Problem details = Quote every line as written. Omit pictures.
-=-=-=-=-
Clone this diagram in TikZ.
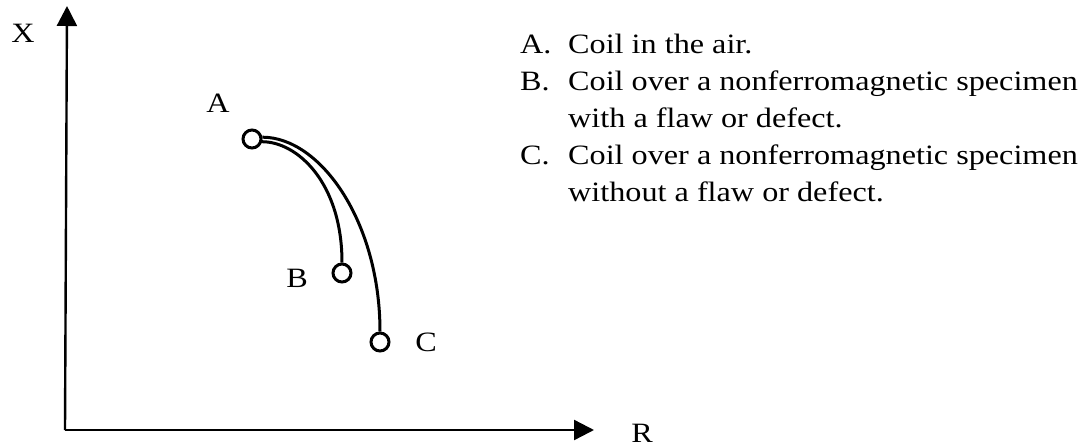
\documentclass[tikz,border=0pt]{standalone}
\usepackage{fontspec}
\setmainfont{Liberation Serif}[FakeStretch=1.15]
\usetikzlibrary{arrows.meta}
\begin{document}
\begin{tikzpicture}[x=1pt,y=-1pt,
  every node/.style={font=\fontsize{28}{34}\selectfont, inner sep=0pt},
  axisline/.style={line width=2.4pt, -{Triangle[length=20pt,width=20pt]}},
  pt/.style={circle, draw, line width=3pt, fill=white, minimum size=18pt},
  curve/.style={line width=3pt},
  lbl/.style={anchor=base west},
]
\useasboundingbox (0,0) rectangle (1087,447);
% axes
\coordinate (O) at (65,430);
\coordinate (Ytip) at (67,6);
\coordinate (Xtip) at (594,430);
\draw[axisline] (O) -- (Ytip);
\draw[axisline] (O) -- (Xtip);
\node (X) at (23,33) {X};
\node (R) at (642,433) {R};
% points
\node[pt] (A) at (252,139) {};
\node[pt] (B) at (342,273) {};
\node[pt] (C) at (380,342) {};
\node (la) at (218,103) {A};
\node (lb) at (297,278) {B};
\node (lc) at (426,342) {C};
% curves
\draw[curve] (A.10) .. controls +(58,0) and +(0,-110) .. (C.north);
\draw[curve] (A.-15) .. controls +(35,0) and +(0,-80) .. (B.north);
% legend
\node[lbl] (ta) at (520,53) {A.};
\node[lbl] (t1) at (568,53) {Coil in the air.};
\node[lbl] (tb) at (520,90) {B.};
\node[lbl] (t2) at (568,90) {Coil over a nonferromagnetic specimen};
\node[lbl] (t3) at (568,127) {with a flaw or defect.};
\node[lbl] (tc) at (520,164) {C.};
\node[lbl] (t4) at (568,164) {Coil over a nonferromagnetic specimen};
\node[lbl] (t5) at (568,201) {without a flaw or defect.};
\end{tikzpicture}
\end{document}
-=-=-=-=-
Completed task =
Clone this diagram in TikZ.
\documentclass[tikz,border=0pt]{standalone}
\usepackage{fontspec}
\setmainfont{Liberation Serif}[FakeStretch=1.15]
\usetikzlibrary{arrows.meta}
\begin{document}
\begin{tikzpicture}[x=1pt,y=-1pt,
  every node/.style={font=\fontsize{28}{34}\selectfont, inner sep=0pt},
  axisline/.style={line width=2.4pt, -{Triangle[length=20pt,width=20pt]}},
  pt/.style={circle, draw, line width=3pt, fill=white, minimum size=18pt},
  curve/.style={line width=3pt},
  lbl/.style={anchor=base west},
]
\useasboundingbox (0,0) rectangle (1087,447);
% axes
\coordinate (O) at (65,430);
\coordinate (Ytip) at (67,6);
\coordinate (Xtip) at (594,430);
\draw[axisline] (O) -- (Ytip);
\draw[axisline] (O) -- (Xtip);
\node (X) at (23,33) {X};
\node (R) at (642,433) {R};
% points
\node[pt] (A) at (252,139) {};
\node[pt] (B) at (342,273) {};
\node[pt] (C) at (380,342) {};
\node (la) at (218,103) {A};
\node (lb) at (297,278) {B};
\node (lc) at (426,342) {C};
% curves
\draw[curve] (A.10) .. controls +(58,0) and +(0,-110) .. (C.north);
\draw[curve] (A.-15) .. controls +(35,0) and +(0,-80) .. (B.north);
% legend
\node[lbl] (ta) at (520,53) {A.};
\node[lbl] (t1) at (568,53) {Coil in the air.};
\node[lbl] (tb) at (520,90) {B.};
\node[lbl] (t2) at (568,90) {Coil over a nonferromagnetic specimen};
\node[lbl] (t3) at (568,127) {with a flaw or defect.};
\node[lbl] (tc) at (520,164) {C.};
\node[lbl] (t4) at (568,164) {Coil over a nonferromagnetic specimen};
\node[lbl] (t5) at (568,201) {without a flaw or defect.};
\end{tikzpicture}
\end{document}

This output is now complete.